Saturday, March 06, 2010
IRELAND’s banking stocks had another good day yesterday, as investors continued to bite on the back of this week’s claims by AIB that it has the power to raise around €4bn in necessary capital without further Government investment.
The bank is likely to need roughly that amount in fresh capital to fill the funding hole left after it transfers its dodgy property loans to the National Asset Management Agency (NAMA), starting later this month.
The bank has long-since claimed a number of options are open to it including strategic partnerships and asset sales. It said this week that it has received notions of interest on both levels (the latter particularly relation to its Polish operations).
On the back of those reiterations made to investors, earlier this week, AIB’s share price jumped 20% on Thursday directly leading to similarly positive gains by Bank of Ireland and the non-NAMA-bound Irish Life & Permanent (IL&P).
On a relatively good day for the ISEQ which rebounded above 3,000 points with a 1.55% overall bounce — AIB jumped another 20c, or 16%, to close the week at €1.45.
Bank of Ireland closed yesterday at a price of €1.21, which was up by 12c or 10.8% on Thursday’s close and IL&P hit a closing price of €3.23, which represented a 6.89% (21c) daily increase.
Elsewhere, yesterday proved a quiet day for the few Irish companies active with announcements.
Kenmare Resources fell nearly 28%, or 7c, to 18c, even after announcing plans to embark on the second largest ever fundraising round for an Irish company.
Fyffes and Aer Lingus — the latter of which had a mixed day in terms of staff votes on cost reduction plans and reported poor monthly traffic statistics — both remained static at 42c and 61c.
Notable risers, yesterday, included the likes of Irish Continental Group, Smurfit Kappa Group, Grafton Group, Tullow Oil and Dragon Oil.

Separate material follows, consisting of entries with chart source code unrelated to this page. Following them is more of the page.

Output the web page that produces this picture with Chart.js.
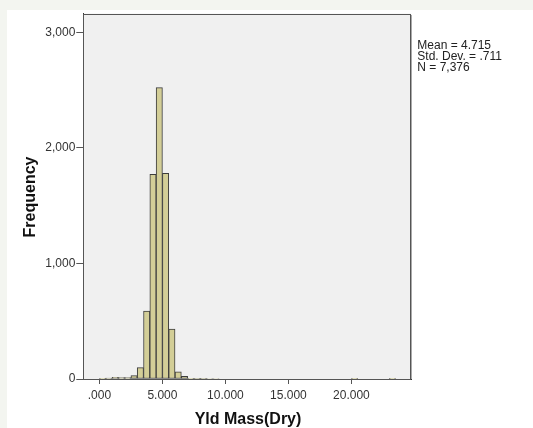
<!DOCTYPE html>
<html>
<head>
<meta charset="utf-8">
<script src="https://cdn.jsdelivr.net/npm/chart.js@4.4.1/dist/chart.umd.min.js"></script>
<style>
  html, body { margin: 0; padding: 0; }
  body { width: 533px; height: 428px; background: #f3f5f0; position: relative; overflow: hidden; }
  #panel { position: absolute; left: 7px; top: 10px; width: 526px; height: 418px; background: #ffffff; }
  #wrap { position: absolute; left: 0; top: 0; width: 533px; height: 428px; }
</style>
</head>
<body>
<div id="panel"></div>
<div id="wrap"><canvas id="c" width="533" height="428"></canvas></div>
<script>
// Histogram bins (bin centres, width 0.5) and frequencies
const binCenters = [0.25, 0.75, 1.25, 1.75, 2.25, 2.75, 3.25, 3.75, 4.25, 4.75, 5.25, 5.75, 6.25, 6.75, 7.25, 7.75, 8.25, 8.75, 9.25, 20.25, 23.25];
const frequencies = [3, 8, 15, 12, 12, 29, 98, 588, 1772, 2522, 1780, 432, 61, 24, 6, 5, 5, 4, 4, 1, 2];

const xTickValues = [0, 5, 10, 15, 20];
const xTickLabels = [".000", "5.000", "10.000", "15.000", "20.000"];
const yTickValues = [0, 1000, 2000, 3000];
const yTickLabels = ["0", "1,000", "2,000", "3,000"];

const xTitle = "Yld Mass(Dry)";
const yTitle = "Frequency";
const statsLines = ["Mean = 4.715", "Std. Dev. = .711", "N = 7,376"];

const FONT = "'Liberation Sans', Arial, sans-serif";

const decor = {
  id: 'decor',
  beforeDraw(chart) {
    const { ctx, chartArea: a } = chart;
    ctx.save();
    ctx.fillStyle = '#f0f0f0';
    ctx.fillRect(a.left, a.top, a.right - a.left, a.bottom - a.top);
    ctx.restore();
  },
  afterDraw(chart) {
    const { ctx, chartArea: a } = chart;
    ctx.save();
    // frame
    ctx.strokeStyle = '#555555';
    ctx.lineWidth = 1;
    ctx.strokeRect(Math.round(a.left) + 0.5, Math.round(a.top) + 0.5, Math.round(a.right - a.left) - 1, Math.round(a.bottom - a.top));
    ctx.strokeStyle = '#aaaaaa';
    ctx.beginPath();
    ctx.moveTo(Math.round(a.right) + 0.5, Math.round(a.top) + 1);
    ctx.lineTo(Math.round(a.right) + 0.5, Math.round(a.bottom));
    ctx.stroke();
    // stats text
    ctx.fillStyle = '#222222';
    ctx.font = "12px " + FONT;
    ctx.textAlign = 'left';
    ctx.textBaseline = 'alphabetic';
    statsLines.forEach((t, i) => ctx.fillText(t, a.right + 6, 49 + i * 10.8));
    // x title
    ctx.fillStyle = '#111111';
    ctx.font = "bold 16px " + FONT;
    ctx.textAlign = 'center';
    ctx.fillText(xTitle, 248, 424);
    // y title
    ctx.translate(34.5, 197);
    ctx.rotate(-Math.PI / 2);
    ctx.fillText(yTitle, 0, 0);
    ctx.restore();
  }
};

new Chart(document.getElementById('c'), {
  type: 'bar',
  data: {
    datasets: [{
      data: binCenters.map((x, i) => ({ x: x, y: frequencies[i] })),
      backgroundColor: '#d3ce97',
      borderColor: '#3c3c3c',
      borderWidth: 1,
      borderSkipped: false,
      barPercentage: 1.0,
      categoryPercentage: 1.0
    }]
  },
  options: {
    responsive: false,
    animation: false,
    events: [],
    layout: { padding: { top: 13.6, right: 121.7, bottom: 0, left: 0 } },
    plugins: { legend: { display: false }, tooltip: { enabled: false }, title: { display: false } },
    scales: {
      x: {
        type: 'linear',
        offset: false,
        min: -1.28,
        max: 24.75,
        afterBuildTicks(s) { s.ticks = xTickValues.map(v => ({ value: v })); },
        afterFit(s) { s.height = 49; },
        ticks: {
          autoSkip: false,
          maxRotation: 0,
          padding: 4,
          color: '#333333',
          font: { family: FONT, size: 12 },
          callback(v) { const i = xTickValues.indexOf(v); return i >= 0 ? xTickLabels[i] : ''; }
        },
        grid: { offset: false, drawOnChartArea: false, drawTicks: true, tickLength: 5, tickColor: '#555555', color: '#555555' },
        border: { display: true, color: '#333333', width: 1 }
      },
      y: {
        min: 0,
        max: 3163,
        afterBuildTicks(s) { s.ticks = yTickValues.map(v => ({ value: v })); },
        afterFit(s) { s.width = 83.3; },
        ticks: {
          autoSkip: false,
          padding: 1,
          color: '#333333',
          font: { family: FONT, size: 12 },
          callback(v) { const i = yTickValues.indexOf(v); return i >= 0 ? yTickLabels[i] : ''; }
        },
        grid: { drawOnChartArea: false, drawTicks: true, tickLength: 7, tickColor: '#555555', color: '#555555' },
        border: { display: true, color: '#333333', width: 1 }
      }
    }
  },
  plugins: [decor]
});
</script>
</body>
</html>
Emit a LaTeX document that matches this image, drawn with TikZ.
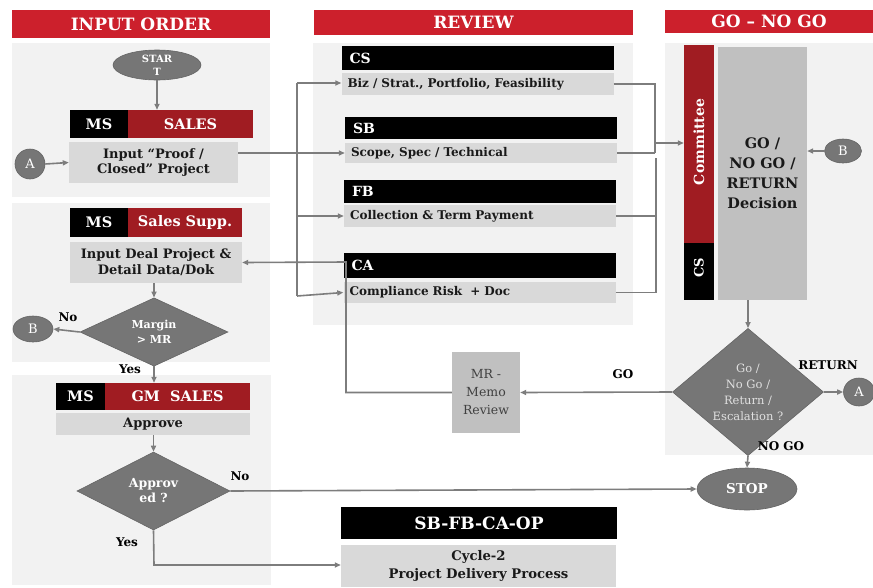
\documentclass[tikz,border=0pt]{standalone}
\usepackage{fontspec}
\setmainfont{DejaVu Serif}
\usetikzlibrary{shapes.geometric,arrows.meta}
\definecolor{hdrred}{RGB}{204,32,44}
\definecolor{barred}{RGB}{160,28,34}
\definecolor{panelgray}{RGB}{242,242,242}
\definecolor{boxgray}{RGB}{217,217,217}
\definecolor{decgray}{RGB}{192,192,192}
\definecolor{shapegray}{RGB}{118,118,118}
\definecolor{linegray}{RGB}{125,125,125}
\definecolor{memotext}{RGB}{64,64,64}
\definecolor{dtext}{RGB}{25,25,25}
\newcommand{\fsz}[2]{\fontsize{#1}{#2}\selectfont}
\begin{document}
\begin{tikzpicture}[x=1pt,y=-1pt,
  hdr/.style={fill=hdrred,text=white,font=\bfseries\fsz{17}{19},inner sep=0pt},
  panel/.style={fill=panelgray},
  blk/.style={fill=black,text=white,font=\bfseries\fsz{14.5}{16},inner sep=0pt},
  redbar/.style={fill=barred,text=white,font=\bfseries\fsz{14.5}{16},inner sep=0pt},
  gbox/.style={fill=boxgray,text=dtext,font=\bfseries\fsz{13}{16},inner sep=0pt,align=center},
  rbar/.style={fill=black,text=white,font=\bfseries\fsz{14}{15},inner xsep=8pt,inner ysep=0pt,text width=256pt,align=left},
  rbox/.style={fill=boxgray,text=dtext,font=\bfseries\fsz{12}{13},inner xsep=6pt,inner ysep=0pt,text width=260pt,align=left},
  gshape/.style={fill=shapegray,draw=shapegray!85!black,line width=0.6pt,text=white,inner sep=0pt,align=center},
  lbl/.style={text=black,font=\bfseries\fsz{12}{13},inner sep=0pt},
  conn/.style={draw=linegray,line width=1.6pt},
  arr/.style={conn,-{Triangle[length=6pt,width=5pt]}}
]
\useasboundingbox (0,0) rectangle (873,587);
\fill[white] (0,0) rectangle (873,587);

% panels
\fill[panel] (12,43) rectangle (270,197);
\fill[panel] (12,203) rectangle (270,362);
\fill[panel] (12,375) rectangle (271,585);
\fill[panel] (313,43) rectangle (633,325);
\fill[panel] (665,43) rectangle (873,455);

% headers
\node[hdr,minimum width=258pt,minimum height=28pt] (h1) at (141,24) {INPUT ORDER};
\node[hdr,minimum width=319pt,minimum height=25pt] (h2) at (473.5,22.5) {REVIEW};
\node[hdr,minimum width=208pt,minimum height=23pt] (h3) at (769,21.5) {GO -- NO GO};

% ---- Input panel 1
\node[gshape,ellipse,font=\bfseries\fsz{10}{13},minimum width=88pt,minimum height=30pt] (start) at (157,65) {STAR\\T};
\node[blk,minimum width=58pt,minimum height=28pt] (ms1) at (99,124) {MS};
\node[redbar,minimum width=125pt,minimum height=28pt] (sales) at (190.5,124) {SALES};
\node[gbox,minimum width=169pt,minimum height=41pt] (proof) at (153.5,162.5) {Input ``Proof /\\Closed'' Project};
\node[gshape,circle,font=\fsz{13}{16},minimum size=30pt] (a1) at (30,164) {A};

% ---- Input panel 2
\node[blk,minimum width=58pt,minimum height=29pt] (ms2) at (99,222.5) {MS};
\node[redbar,minimum width=114pt,minimum height=29pt] (supp) at (185,222.5) {Sales Supp.};
\node[gbox,minimum width=172pt,minimum height=41pt] (deal) at (156,262.5) {Input Deal Project \&\\Detail Data/Dok};
\node[gshape,diamond,font=\bfseries\fsz{11}{15},minimum width=148pt,minimum height=60pt] (margin) at (154,332) {Margin\\> MR};
\node[gshape,ellipse,font=\fsz{13}{16},minimum width=40pt,minimum height=26pt] (b1) at (33,329) {B};
\node[lbl] (lno1) at (68,317) {No};
\node[lbl] (lyes1) at (130,369) {Yes};

% ---- Input panel 3
\node[blk,minimum width=49pt,minimum height=27pt] (ms3) at (80.5,396.5) {MS};
\node[redbar,minimum width=145pt,minimum height=27pt] (gm) at (177.5,396.5) {GM\ \ SALES};
\node[gbox,minimum width=194pt,minimum height=22pt] (approve) at (153,424) {Approve};
\node[gshape,diamond,font=\bfseries\fsz{12.5}{15},minimum width=153pt,minimum height=78pt] (approved) at (153.5,491) {Approv\\ed ?};
\node[lbl] (lno2) at (240,476) {No};
\node[lbl] (lyes2) at (127,542) {Yes};

% ---- Review
\node[rbar,minimum height=24pt] (cs) at (477.5,58) {CS};
\node[rbox,minimum height=22pt] (biz) at (477.5,84) {Biz / Strat., Portfolio, Feasibility};
\node[rbar,minimum height=22pt] (sb) at (481,128) {SB};
\node[rbox,minimum height=20pt] (scope) at (481,153) {Scope, Spec / Technical};
\node[rbar,minimum height=23pt] (fb) at (480,191.5) {FB};
\node[rbox,minimum height=22pt] (coll) at (480,216) {Collection \& Term Payment};
\node[rbar,minimum height=25pt] (ca) at (479.5,265.5) {CA};
\node[rbox,minimum height=21pt] (comp) at (479.5,292.5) {Compliance Risk\ \ + Doc};

% ---- Go / No Go
\node[fill=barred,minimum width=30pt,minimum height=198pt,inner sep=0pt] (comm) at (699,144) {};
\node[rotate=90,text=white,font=\bfseries\fsz{14}{15},inner sep=0pt] (commtxt) at (699,142) {Committee};
\node[fill=black,minimum width=30pt,minimum height=57pt,inner sep=0pt] (cs2) at (699,271.5) {};
\node[rotate=90,text=white,font=\bfseries\fsz{13}{14},inner sep=0pt] (cs2txt) at (699,268) {CS};
\node[fill=decgray,text=dtext,font=\bfseries\fsz{14.5}{20},minimum width=89pt,minimum height=253pt,inner sep=0pt,align=center] (dec) at (762.5,173.5) {GO /\\NO GO /\\RETURN\\Decision};
\node[gshape,ellipse,font=\fsz{13}{16},minimum width=37pt,minimum height=24pt] (b2) at (843,151) {B};
\node[gshape,diamond,text=white!88!black,font=\fsz{11.5}{16},minimum width=151pt,minimum height=110pt] (godiam) at (748,392) {Go /\\No Go /\\Return /\\Escalation ?};
\node[gshape,ellipse,font=\fsz{13}{16},minimum width=31pt,minimum height=28pt] (a2) at (859,392) {A};
\node[lbl] (lret) at (828,365) {RETURN};
\node[lbl] (lgo) at (623,374) {GO};
\node[lbl] (lnogo) at (781,446) {NO GO};
\node[fill=decgray,text=memotext,font=\fsz{12.5}{18},minimum width=68pt,minimum height=81pt,inner sep=0pt,align=center] (memo) at (486,392.5) {MR -\\Memo\\Review};
\node[gshape,ellipse,font=\bfseries\fsz{13.5}{15},minimum width=100pt,minimum height=42pt] (stop) at (747,489) {STOP};

% ---- Bottom
\node[blk,font=\bfseries\fsz{17}{19},minimum width=276pt,minimum height=32pt] (sbfb) at (479,523) {SB-FB-CA-OP};
\node[gbox,font=\bfseries\fsz{13.2}{18},minimum width=275pt,minimum height=42pt] (cycle) at (478.5,566) {Cycle-2\\Project Delivery Process};

% ---- coordinates
\coordinate (busT) at (297,83);
\coordinate (busB) at (297,296);
\coordinate (retx) at (346,262);
\coordinate (rj) at (655,153);
\coordinate (ra) at (655,143);
\coordinate (rl) at (656,158);
\coordinate (ybend) at (154,565);

% ---- connectors: input side
\draw[arr] (start.south) -- (start.south |- sales.north);
\draw[arr] (a1.east) -- (proof.west);
\draw[arr] (deal.south -| margin.north) -- (margin.north);
\draw[arr] (margin.west) -- (b1.east);
\draw[arr] (margin.south) -- (margin.south |- gm.north);
\draw[arr] (approve.south -| approved.north) -- (approved.north);
\draw[arr] (approved.east) -- (stop.west);
\draw[arr] (approved.south) -- (ybend) -- (ybend -| cycle.west);

% ---- review distribution
\draw[conn] (busT) -- (busB);
\draw[arr] (busT) -- (busT -| biz.west);
\draw[arr] (proof.east |- scope.west) -- (scope.west);
\draw[arr] (busT |- coll.west) -- (coll.west);
\draw[arr] (busB) -- (comp.west);

% ---- review collection
\draw[conn] (biz.east) -| (rj);
\draw[conn] (scope.east) -- (rj);
\draw[arr] (ra) -- (ra -| comm.west);
\draw[conn] (coll.east) -| (rl);
\draw[conn] (comp.east) -| (rl);

% ---- go/no go
\draw[arr] (b2.west) -- (b2.west -| dec.east);
\draw[arr] (godiam.north |- dec.south) -- (godiam.north);
\draw[arr] (godiam.east) -- (a2.west);
\draw[arr] (godiam.west) -- (memo.east);
\draw[arr] (godiam.south) -- (stop.north);
\draw[arr] (memo.west) -| (retx) -- (deal.east);
\end{tikzpicture}
\end{document}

However, Kerry Group was one the worst performer falling 52c, or 2.14%, to €23.76.
Abroad, better-than-anticipated employment figures from the US boosted European stockmarkets. London’s FTSE rose 1.3% to 5,600; the DAX in Frankfurt rose to nearly 5,900 and the CAC in Paris was up by 2.1% to just under 4,000.
US markets were showing slight gains in early trading, with yesterday kicking off with strong rises evident in the Far East.